* Dataset rows:

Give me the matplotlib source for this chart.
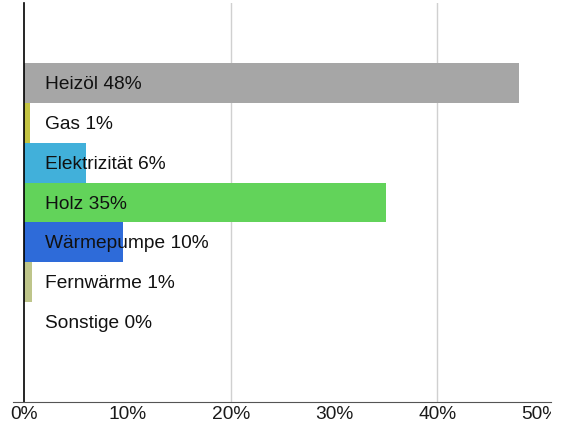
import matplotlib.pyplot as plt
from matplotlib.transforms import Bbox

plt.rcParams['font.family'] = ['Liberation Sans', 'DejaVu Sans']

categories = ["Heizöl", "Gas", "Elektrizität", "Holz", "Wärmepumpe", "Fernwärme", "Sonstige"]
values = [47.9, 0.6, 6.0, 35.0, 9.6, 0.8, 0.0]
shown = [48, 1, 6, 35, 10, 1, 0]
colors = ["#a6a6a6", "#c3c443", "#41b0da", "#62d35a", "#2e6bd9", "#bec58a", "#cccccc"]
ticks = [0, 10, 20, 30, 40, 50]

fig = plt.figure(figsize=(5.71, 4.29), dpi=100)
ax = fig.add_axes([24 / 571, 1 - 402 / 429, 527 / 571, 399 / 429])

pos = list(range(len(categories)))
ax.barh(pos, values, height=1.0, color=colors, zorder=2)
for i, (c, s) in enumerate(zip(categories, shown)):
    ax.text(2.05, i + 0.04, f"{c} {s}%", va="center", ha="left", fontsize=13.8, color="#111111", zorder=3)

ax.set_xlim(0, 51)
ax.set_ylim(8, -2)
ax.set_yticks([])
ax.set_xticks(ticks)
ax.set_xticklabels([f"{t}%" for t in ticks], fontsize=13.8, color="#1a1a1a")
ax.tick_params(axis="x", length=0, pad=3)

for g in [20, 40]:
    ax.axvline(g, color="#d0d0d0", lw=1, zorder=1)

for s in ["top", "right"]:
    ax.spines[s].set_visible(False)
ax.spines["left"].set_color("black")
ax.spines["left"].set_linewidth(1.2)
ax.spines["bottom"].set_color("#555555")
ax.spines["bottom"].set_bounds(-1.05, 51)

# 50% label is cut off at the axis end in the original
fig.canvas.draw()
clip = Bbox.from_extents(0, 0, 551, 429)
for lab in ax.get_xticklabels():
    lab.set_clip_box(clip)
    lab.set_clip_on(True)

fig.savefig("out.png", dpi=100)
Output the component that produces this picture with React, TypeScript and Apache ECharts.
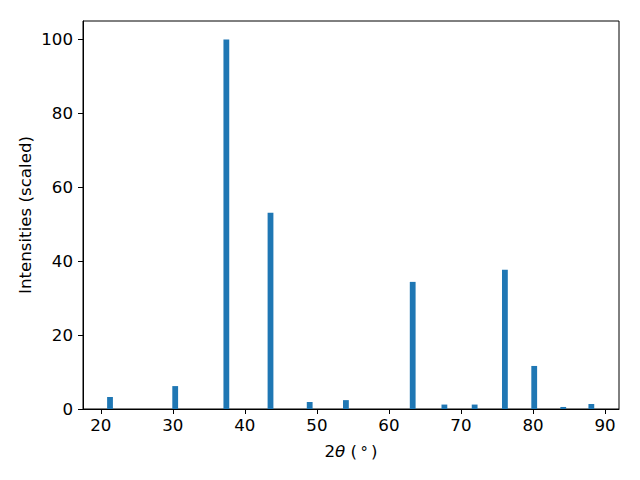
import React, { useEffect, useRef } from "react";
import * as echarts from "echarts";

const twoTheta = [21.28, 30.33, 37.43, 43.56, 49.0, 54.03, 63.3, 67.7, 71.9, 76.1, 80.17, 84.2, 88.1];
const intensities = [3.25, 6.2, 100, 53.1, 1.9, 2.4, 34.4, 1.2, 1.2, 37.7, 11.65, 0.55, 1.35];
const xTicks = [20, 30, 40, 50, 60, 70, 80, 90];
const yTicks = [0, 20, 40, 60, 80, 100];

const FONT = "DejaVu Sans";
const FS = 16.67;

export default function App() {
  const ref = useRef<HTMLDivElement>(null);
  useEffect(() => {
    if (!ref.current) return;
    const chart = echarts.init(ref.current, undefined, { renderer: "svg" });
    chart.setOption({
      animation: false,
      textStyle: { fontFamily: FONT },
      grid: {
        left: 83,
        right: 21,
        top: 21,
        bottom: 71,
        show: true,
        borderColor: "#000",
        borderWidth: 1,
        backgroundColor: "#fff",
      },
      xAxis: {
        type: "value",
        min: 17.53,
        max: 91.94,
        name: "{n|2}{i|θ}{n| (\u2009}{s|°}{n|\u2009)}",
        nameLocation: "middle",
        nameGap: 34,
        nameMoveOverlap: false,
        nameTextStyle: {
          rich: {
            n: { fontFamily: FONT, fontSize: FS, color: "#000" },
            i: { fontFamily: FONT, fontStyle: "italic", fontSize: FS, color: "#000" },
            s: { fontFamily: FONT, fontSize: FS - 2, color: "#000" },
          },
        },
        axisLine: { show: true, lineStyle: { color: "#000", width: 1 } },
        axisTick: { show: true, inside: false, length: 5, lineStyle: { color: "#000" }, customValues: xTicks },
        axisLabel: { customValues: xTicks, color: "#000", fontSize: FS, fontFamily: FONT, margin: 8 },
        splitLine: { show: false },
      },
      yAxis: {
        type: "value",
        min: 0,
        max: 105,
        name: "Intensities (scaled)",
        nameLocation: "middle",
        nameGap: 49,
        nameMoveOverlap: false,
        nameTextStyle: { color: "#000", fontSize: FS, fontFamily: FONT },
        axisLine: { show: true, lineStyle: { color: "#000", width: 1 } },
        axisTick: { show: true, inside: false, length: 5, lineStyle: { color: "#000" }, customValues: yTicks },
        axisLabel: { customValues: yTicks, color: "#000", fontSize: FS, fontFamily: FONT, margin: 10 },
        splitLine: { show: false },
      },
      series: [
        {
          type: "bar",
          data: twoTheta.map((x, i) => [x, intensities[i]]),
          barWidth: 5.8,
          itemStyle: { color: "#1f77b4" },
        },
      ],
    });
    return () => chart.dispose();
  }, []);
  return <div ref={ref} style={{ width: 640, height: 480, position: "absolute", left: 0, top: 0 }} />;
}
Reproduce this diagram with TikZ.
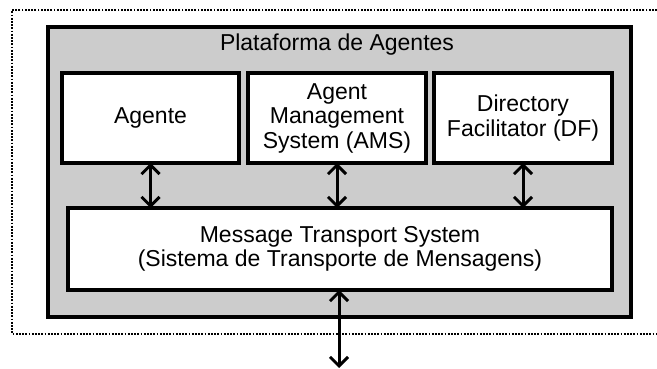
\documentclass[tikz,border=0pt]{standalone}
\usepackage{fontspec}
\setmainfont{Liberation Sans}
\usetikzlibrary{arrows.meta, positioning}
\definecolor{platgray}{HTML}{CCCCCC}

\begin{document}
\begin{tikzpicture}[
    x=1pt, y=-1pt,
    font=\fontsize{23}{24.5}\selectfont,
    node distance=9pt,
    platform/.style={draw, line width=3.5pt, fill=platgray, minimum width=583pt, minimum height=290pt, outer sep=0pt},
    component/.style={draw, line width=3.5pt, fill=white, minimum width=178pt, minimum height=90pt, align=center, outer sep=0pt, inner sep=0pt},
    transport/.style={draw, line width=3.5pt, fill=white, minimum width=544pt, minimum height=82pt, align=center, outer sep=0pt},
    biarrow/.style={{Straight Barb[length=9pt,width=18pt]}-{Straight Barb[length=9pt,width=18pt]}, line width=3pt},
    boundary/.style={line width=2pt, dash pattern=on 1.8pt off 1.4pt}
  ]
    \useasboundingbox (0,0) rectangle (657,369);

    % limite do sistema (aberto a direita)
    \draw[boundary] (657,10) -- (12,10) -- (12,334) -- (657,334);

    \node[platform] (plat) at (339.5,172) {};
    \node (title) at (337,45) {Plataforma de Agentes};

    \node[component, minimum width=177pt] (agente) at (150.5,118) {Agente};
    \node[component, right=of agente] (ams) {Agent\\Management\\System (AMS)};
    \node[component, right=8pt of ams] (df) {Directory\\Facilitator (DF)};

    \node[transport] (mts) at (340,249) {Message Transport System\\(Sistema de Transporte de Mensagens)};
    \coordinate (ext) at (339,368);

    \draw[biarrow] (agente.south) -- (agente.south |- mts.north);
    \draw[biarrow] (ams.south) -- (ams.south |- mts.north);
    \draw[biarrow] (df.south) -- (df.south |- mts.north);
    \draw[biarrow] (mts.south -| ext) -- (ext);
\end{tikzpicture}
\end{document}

* The exercise: Transcribe only the lines above that start at the line containing "Output the component" and end at the line containing "const FS = 16.67;". Omit pictures.

* Solution for this exercise:
Output the component that produces this picture with React, TypeScript and Apache ECharts.
import React, { useEffect, useRef } from "react";
import * as echarts from "echarts";

const twoTheta = [21.28, 30.33, 37.43, 43.56, 49.0, 54.03, 63.3, 67.7, 71.9, 76.1, 80.17, 84.2, 88.1];
const intensities = [3.25, 6.2, 100, 53.1, 1.9, 2.4, 34.4, 1.2, 1.2, 37.7, 11.65, 0.55, 1.35];
const xTicks = [20, 30, 40, 50, 60, 70, 80, 90];
const yTicks = [0, 20, 40, 60, 80, 100];

const FONT = "DejaVu Sans";
const FS = 16.67;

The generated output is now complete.